Cette tendance à la malnutrition établit une relation avec le changement d’habitudes de consommation que la crise a provoqué parmi les citoyens. La qualité n’est déjà plus un critère décisif pour acheter tel ou tel produit. 62,7% des Espagnols choisissent ce qu’ils achètent en fonction du prix, alors qu’en 2007 ce pourcentage n’atteignait pas la moitié selon une étude réalisée par le Ministère de l’agriculture, de l’alimentation et de l’environnement et financé par l’Organisation des consommateurs et usagers (OCU). Pour trouver le meilleur prix, les Espagnols achètent des marques blanches – presque un euro sur trois de ce que dépensent les familles – et se rendent massivement vers les grandes surfaces. « Le 90% des produits qui ne sont pas frais se vendent dans les supermarchés, y compris les stations services, les hypermarchés et les hard discounters alors que les épiceries traditionnelles, bien qu’elles soient en crise, continuent d’être le principal canal de vente de produits frais, avec 38,3% des ventes. »

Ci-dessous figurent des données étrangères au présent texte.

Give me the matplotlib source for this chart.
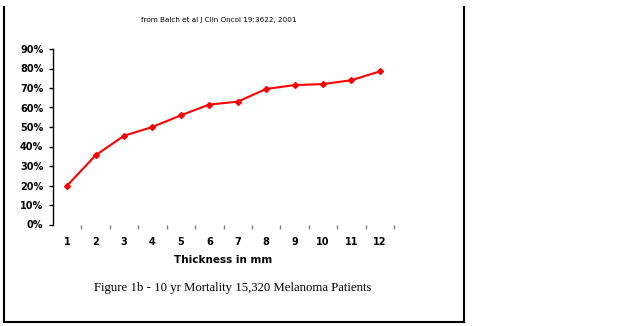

En outre, 73% des citoyens prennent également des mesures pour épargner sur les dépenses de gaz et d’électricité selon une étude de Nielson, une entreprise active dans le secteur de l’information sur les marchés et les consommateurs. 68% des Espagnols dépensent moins en loisir hors de la maison et 63% épargnent sur les nouveaux vêtements.

Face à ce scénario, Morist tire la sonnette d’alarme au sujet d’une « épidémie de la pauvreté » – particulièrement préoccupante parmi les personnes plus âgées que 45 ans, les jeunes, les enfants et les personnes âgées – et affirme que les organisations sociales ne voient pas « un retournement de tendance » à moyen terme parce qu’« à moins que la destruction des emplois ne s’apaise et que ne s’améliorent les données macroéconomiques, beaucoup de personnes – y compris celles qui ont un emploi – continueront à dépendre des aides. » Lorenzo se montre plus optimiste et considère que ce « moment difficile » provoqué par la crise s’accompagne d’un « moment d’opportunité » parce qu’il est devenu évident que le modèle économique antérieur ne fonctionne pas : « Nous avons besoin d’une nouvelle approche qui place les personnes au centre et appuie le développement ; nous avons besoin de moyens concrets qui évitent de nouvelles crises. »

Caritas propose « un système de garanties de revenus minimums » et des moyens de protection sociale « qui fonctionnent comme un filet, sans trous. » Jorquera, de la EAPN de Madrid, parie sur une amélioration des mécanismes d’inclusion. « Il faut renforcer le système des rentes minimales afin de faire en sorte qu’aucun bénéficiaire ne la reçoive pas et renforcer les systèmes de formation afin qu’ils soient effectifs pour les adultes, c’est-à-dire, d’une durée de plusieurs mois, mais accompagnés de revenus minimums » suggère Jorquera. La coordinatrice technique de l’EAPN de Madrid insiste sur la nécessité d’une « vision stratégique à moyen et à long terme » parce que les moyens à court terme « servent à épater la galerie » et « ne s’adaptent pas aux personnes qui nécessitent de l’aide. »

Anna Flotats


* Article publié le 15 mars 2014 dans le quotidien Publico.